The climate controls and seat heater controls are all uniquely integrated into the round fixed vents, a total of five of them. Each identical vent features its own adjustment, one for vent speed, automatic toggle, recirculation, and heated driver and passenger seat setting. As a resourceful use of the limited cabin space, the climate controls embedded into the vents combined with a sole 12.3-inch gauge cluster information display for the driver’s side makes sense for a moment. At least up until the passenger wants to view the screen to reference their adjustment of the optional delightful-sounding 12-speaker Bang & Olufsen sound system or take the focus off of the driver to enter a new destination on the Google maps-powered GPS navigation system.
Other notable options equipped on my test vehicle include a Fine Nappa leather interior package and a Technology package, which bundles a parking system plus, rear view camera, heated auto-dimming and power-folding side mirrors with LED indicator lamps, blind spot monitor (Audi side assist), Audi connect, and the MMI navigation plus system.
Audi’s new TTS is undoubtedly a pocket-sized thrill machine.
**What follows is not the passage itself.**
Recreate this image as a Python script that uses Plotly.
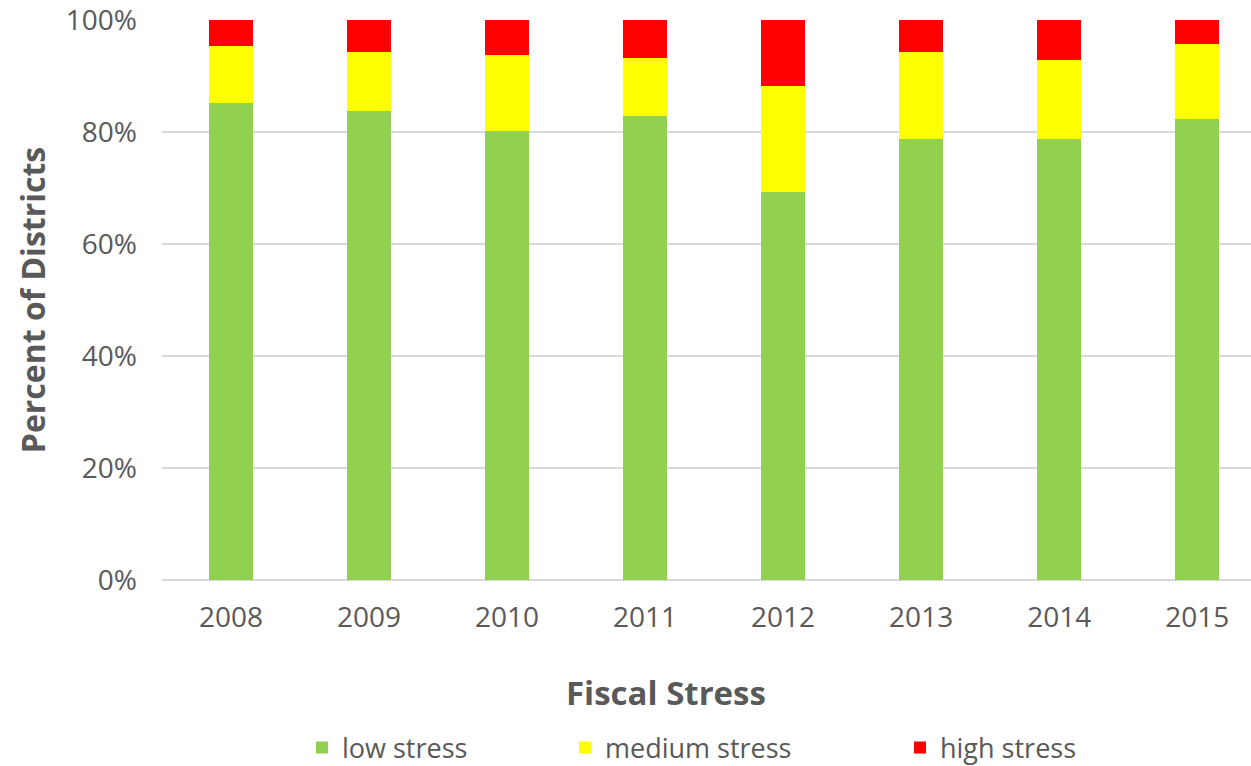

The styling screams mini-R8, which is a good thing to communicate a unique style and design that Audi has done a excellent job retaining over the years. From the unique LED daytime running lights and rear “flowing” LED taillights, to the motorized rear spoiler that automatically raises around 75 mph for added high-speed stability, the Audi TTS is the quintessential exotic pocket rocket.
At the sum of what the 2016 Audi TTS offers, the pricing comes at a decent level for a premium sports car even if it is on the smallish side. At a base price of $42,900 for the base Audi TT, and $52,900 starting for the TTS, Audi has placed the feature-rich and on-rails performance compact sports coupe in a position to compete well with its competition. At the high end, my loaded-up Audi TTS test vehicle comes to price of $61,500.